Key West's keepers of the historic district's architecture unanimously agreed Tuesday to hold a workshop Dec. 4 in response to safety concerns raised by the nonprofit Fair Insurance Rates in Monroe (FIRM).
FIRM's president Heather Carruthers sent a letter to the city over the summer calling the city's historic guidelines for Old Town "way behind the times and obsolete."
For example, Carruthers wrote, the city's insistence that windows in many homes remain wood with putty glazing is "counterproductive to the preservation of life and property."
The Historic Architectural Review Commission (HARC) voted 6-0 Tuesday to hold the workshop, with one member voicing concerns of his own.
"The motive behind this I'm quite certain is insurance premiums," said architect Michael Miller, who led Tuesday's meeting at Old City Hall in the absence of HARC Chairman Rudy Molinet.
"I want to guard against it being a wholesale change to our guidelines in order to accommodate insurance," said Miller. "It's not our fault. The issue is the insurance companies."
FIRM's letter, which applauds HARC and Key West for its diligence in preserving historic buildings, says that its research shows that the local guidelines in question are not required by state and federal laws.
HARC's rules ignore technology and historic preservation standards accepted across the nation, Carruthers wrote.
At the same time, wrote Carruthers, who is also a county commissioner, windstorm rates in South Florida have grown to "crisis" dimensions. Storm-rated windows have also come a long way in looking very much like wooden ones, she added.
HARC members Theo Glorie, Maggie Gutierrez, Janet Hinkle, Richard Logan and Patrick Wright agreed to schedule the workshop.
"I'm very familiar with this issue," said Hinkle. "There may be ways for us to reach both our goals: protecting our heritage as well as opportunities for people to get credits in insurance."
City planners have been through this subject before.
"Many come here and ask for windows that are not approved by HARC," said Enid Torregrosa, the city's historic preservation planner. "There are a lot of concerns in the general public regarding these windstorm policies."
The workshop will start at 5:30 p.m.
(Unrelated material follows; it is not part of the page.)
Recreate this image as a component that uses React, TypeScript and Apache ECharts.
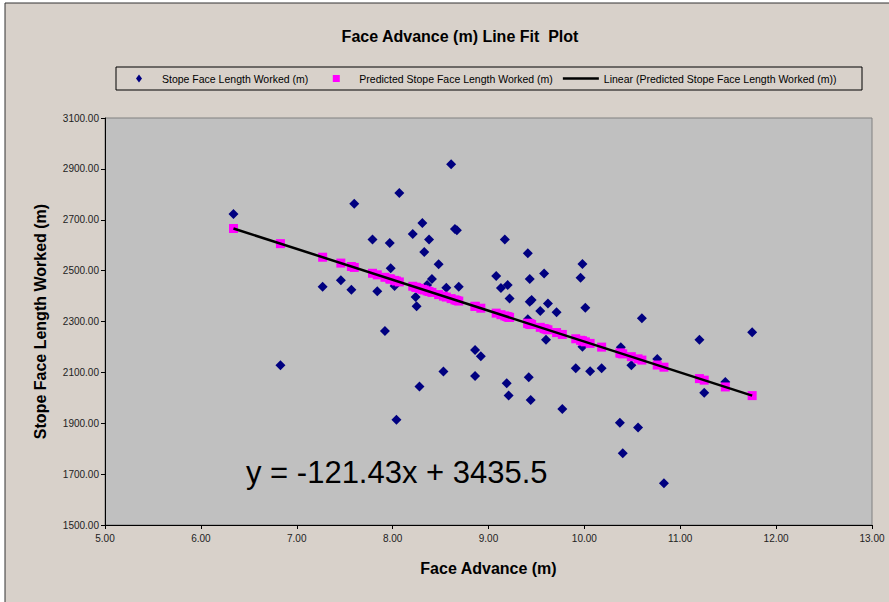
import React, { useEffect, useRef } from "react";
import * as echarts from "echarts";

const faceAdvance = [
  6.34, 6.83, 7.27, 7.46, 7.57, 7.6, 7.79, 7.84, 7.92, 7.97, 7.98, 8.02,
  8.04, 8.07, 8.21, 8.24, 8.25, 8.28, 8.31, 8.33, 8.36, 8.38, 8.41, 8.48,
  8.53, 8.56, 8.61, 8.65, 8.67, 8.69, 8.86, 8.86, 8.92, 9.08, 9.13, 9.17,
  9.19, 9.2, 9.21, 9.22, 9.41, 9.41, 9.42, 9.43, 9.43, 9.44, 9.45, 9.54,
  9.58, 9.6, 9.62, 9.71, 9.77, 9.91, 9.96, 9.98, 9.98, 10.01, 10.06, 10.18,
  10.37, 10.38, 10.4, 10.49, 10.56, 10.6, 10.76, 10.83, 11.2, 11.25, 11.47, 11.75,
];

const stopeLength = [
  2723, 2128, 2437, 2462, 2425, 2763, 2622, 2419, 2263, 2609, 2509, 2440,
  1914, 2805, 2644, 2396, 2360, 2044, 2687, 2573, 2443, 2622, 2467, 2525,
  2103, 2433, 2918, 2664, 2659, 2437, 2188, 2086, 2163, 2479, 2432, 2622,
  2057, 2443, 2009, 2390, 2568, 2309, 2081, 2467, 2378, 1991, 2385, 2341,
  2489, 2228, 2371, 2336, 1956, 2116, 2472, 2526, 2201, 2354, 2104, 2116,
  1902, 2199, 1782, 2128, 1883, 2313, 2153, 1664, 2228, 2020, 2062, 2258,
];

const predictedLength = [
  2665.6, 2606.1, 2552.7, 2529.6, 2516.3, 2512.6, 2489.6, 2483.5, 2473.8, 2467.7, 2466.5, 2461.6,
  2459.2, 2455.6, 2438.6, 2434.9, 2433.7, 2430.1, 2426.4, 2424.0, 2420.4, 2417.9, 2414.3, 2405.8,
  2399.7, 2396.1, 2390.0, 2385.1, 2382.7, 2380.3, 2359.6, 2359.6, 2352.3, 2332.9, 2326.8, 2322.0,
  2319.6, 2318.3, 2317.1, 2315.9, 2292.8, 2292.8, 2291.6, 2290.4, 2290.4, 2289.2, 2288.0, 2277.1,
  2272.2, 2269.8, 2267.3, 2256.4, 2249.1, 2232.1, 2226.1, 2223.6, 2223.6, 2220.0, 2213.9, 2199.3,
  2176.3, 2175.1, 2172.6, 2161.7, 2153.2, 2148.3, 2128.9, 2120.4, 2075.5, 2069.4, 2042.7, 2008.7,
];

const trendX = [6.34, 11.75];
const trendY = [2665.6, 2008.7];

const seriesNames = [
  "Stope Face Length Worked (m)",
  "Predicted Stope Face Length Worked (m)",
  "Linear (Predicted Stope Face Length Worked (m))",
];

const titleText = "Face Advance (m) Line Fit  Plot";
const xAxisTitle = "Face Advance (m)";
const yAxisTitle = "Stope Face Length Worked (m)";
const equationText = "y = -121.43x + 3435.5";

const FONT = "'Liberation Sans', Arial, sans-serif";

// legend icons laid out in a 36x8 box (invisible move-to corners keep the box)
const ICON_DIAMOND = "path://M0,0M36,8M18,0L21,4L18,8L15,4Z";
const ICON_SQUARE = "path://M0,0M36,8M14.5,0.5L21.5,0.5L21.5,7.5L14.5,7.5Z";
const ICON_LINE = "path://M0,0M36,8M0,2.8L36,2.8L36,5.2L0,5.2Z";

export default function App() {
  const ref = useRef<HTMLDivElement>(null);

  useEffect(() => {
    if (!ref.current) return;
    const chart = echarts.init(ref.current, null, { renderer: "svg" });
    const actual = faceAdvance.map((x, i) => [x, stopeLength[i]]);
    const predicted = faceAdvance.map((x, i) => [x, predictedLength[i]]);
    const trend = trendX.map((x, i) => [x, trendY[i]]);

    chart.setOption({
      animation: false,
      backgroundColor: "#ffffff",
      textStyle: { fontFamily: FONT },
      title: {
        text: titleText,
        left: 455,
        textAlign: "center",
        top: 23,
        textStyle: { fontSize: 16, fontWeight: "bold", color: "#000", fontFamily: FONT },
      },
      graphic: [
        {
          type: "rect",
          z: -10,
          shape: { x: 5, y: 3, width: 900, height: 620 },
          style: { fill: "#d8d1ca", stroke: "#333333", lineWidth: 1 },
        },
        {
          type: "rect",
          z: -5,
          shape: { x: 116, y: 67, width: 746, height: 23 },
          style: { fill: "#d8d1ca", stroke: "#000000", lineWidth: 1 },
        },
        {
          type: "text",
          x: 246,
          y: 472,
          z: 10,
          style: {
            text: equationText,
            fontSize: 31,
            fontFamily: FONT,
            fill: "#000",
            verticalAlign: "middle",
          },
        },
      ],
      legend: {
        left: 121,
        top: 73,
        padding: 0,
        itemGap: 10,
        itemWidth: 36,
        itemHeight: 8,
        symbolKeepAspect: true,
        textStyle: { fontSize: 10.5, color: "#000", fontFamily: FONT },
        data: [
          { name: seriesNames[0], icon: ICON_DIAMOND, itemStyle: { color: "#000080" } },
          { name: seriesNames[1], icon: ICON_SQUARE, itemStyle: { color: "#ff00ff" } },
          { name: seriesNames[2], icon: ICON_LINE, itemStyle: { color: "#000" } },
        ],
      },
      grid: {
        left: 105,
        right: 17,
        top: 118,
        bottom: 77,
        show: true,
        backgroundColor: "#c0c0c0",
        borderColor: "#808080",
        borderWidth: 1,
        containLabel: false,
      },
      xAxis: {
        type: "value",
        min: 5,
        max: 13,
        interval: 1,
        name: xAxisTitle,
        nameLocation: "middle",
        nameGap: 35,
        nameTextStyle: { fontSize: 16, fontWeight: "bold", color: "#000", fontFamily: FONT },
        axisLine: { show: true, onZero: false, lineStyle: { color: "#000", width: 1 } },
        axisTick: { show: true, length: 4, lineStyle: { color: "#000" } },
        axisLabel: {
          fontSize: 10,
          color: "#222",
          margin: 8,
          formatter: (v: number) => v.toFixed(2),
        },
        splitLine: { show: false },
      },
      yAxis: {
        type: "value",
        min: 1500,
        max: 3100,
        interval: 200,
        name: yAxisTitle,
        nameLocation: "middle",
        nameGap: 57,
        nameTextStyle: { fontSize: 16, fontWeight: "bold", color: "#000", fontFamily: FONT },
        axisLine: { show: true, onZero: false, lineStyle: { color: "#000", width: 1 } },
        axisTick: { show: true, length: 4, lineStyle: { color: "#000" } },
        axisLabel: {
          fontSize: 10,
          color: "#222",
          margin: 6,
          formatter: (v: number) => v.toFixed(2),
        },
        splitLine: { show: false },
      },
      series: [
        {
          name: seriesNames[0],
          type: "scatter",
          symbol: "diamond",
          symbolSize: 10,
          itemStyle: { color: "#000080", opacity: 1 },
          data: actual,
          z: 2,
        },
        {
          name: seriesNames[1],
          type: "scatter",
          symbol: "rect",
          symbolSize: 9,
          itemStyle: { color: "#ff00ff", opacity: 1 },
          data: predicted,
          z: 3,
        },
        {
          name: seriesNames[2],
          type: "line",
          symbol: "none",
          showSymbol: false,
          lineStyle: { color: "#000", width: 2.5 },
          itemStyle: { color: "#000" },
          data: trend,
          z: 4,
        },
      ],
    });

    return () => chart.dispose();
  }, []);

  return (
    <div
      ref={ref}
      style={{ position: "fixed", left: 0, top: 0, width: 889, height: 602 }}
    />
  );
}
Dec. 4 at Old City Hall, 510 Greene St.
In an Aug. 23 letter responding to Carruthers' July 30 FIRM letter, City Manager Bob Vitas said he would ask for a workshop.
Miller, despite his reservations over FIRM's motives, agreed with the consensus to hold the city-wide discussion over HARC guidelines.
"I'm not against a workshop, but I would be disappointed if it comes down to us being 'old fashioned' because we won't put in high tech materials," said Miller. "It's not just windows, it's also siding. Should we allow plastic siding instead of wood siding?"
Miller cautioned the principle of historic preservation may be at stake.
"The fact is, an old antique house is just that: an old antique house," said Miller. "It is given that designation for one reason: It is valuable enough to preserve just as it is."
Key West will definitely see the arrival of its second escalator.
Approved by a 4-2 vote the installation of an escalator inside Clinton Square Market, one of Key West's oldest standing buildings, dating back to 1861 when it was built as a coal shed.
Architect Tom Pope told the commission that the original building didn't even have a floor. Instead, a train track from the docks ran through it.
Today, the administration building to the Navy, then the Lighthouse Authority and finally the Coast Guard, is the island's sole enclosed shopping mall, with a staircase and an elevator.
In addition to the escalator, the plans include renovations of the second floor that include exposing the original brick and other materials.
"We're trying to upgrade the quality for the tenants in the building and increase the quality of tenancy on the second floor," said Pope. "To do that, we need an escalator to bring people to the second floor."
City Planner Don Craig said he personally researched the application and concluded that the "modern element" of an escalator will make the historic preservation of the building possible by increasing its "economic life."
Work crews have already torn out the staircase, having obtained a demolition permit in error, Craig said Tuesday.
Planners learned of the staircase removal from the a Sept. 29 story in The Citizen by reporter Mandy Miles, and a stop work order was issued, Craig said.
"The contractor got ahead of himself and I'll leave it at that," said Craig.
Dissenting were Maggie Gutierrez and Patrick Wright.
The vote came after historian Sharon Wells told the commission the escalator is too intrusive.
"I'd be in favor of reinstalling a staircase," said Wells. "That's more in keeping with the character of the building."
Wait for Yates
Also on Tuesday, HARC postponed two items related to artist Debra Yates' plans to demolish the one-story house at 717 White St. and replace it with a contemporary design that features two pavilions and a swimming pool. Yates asked for the continuance, which was granted, said Torregrosa.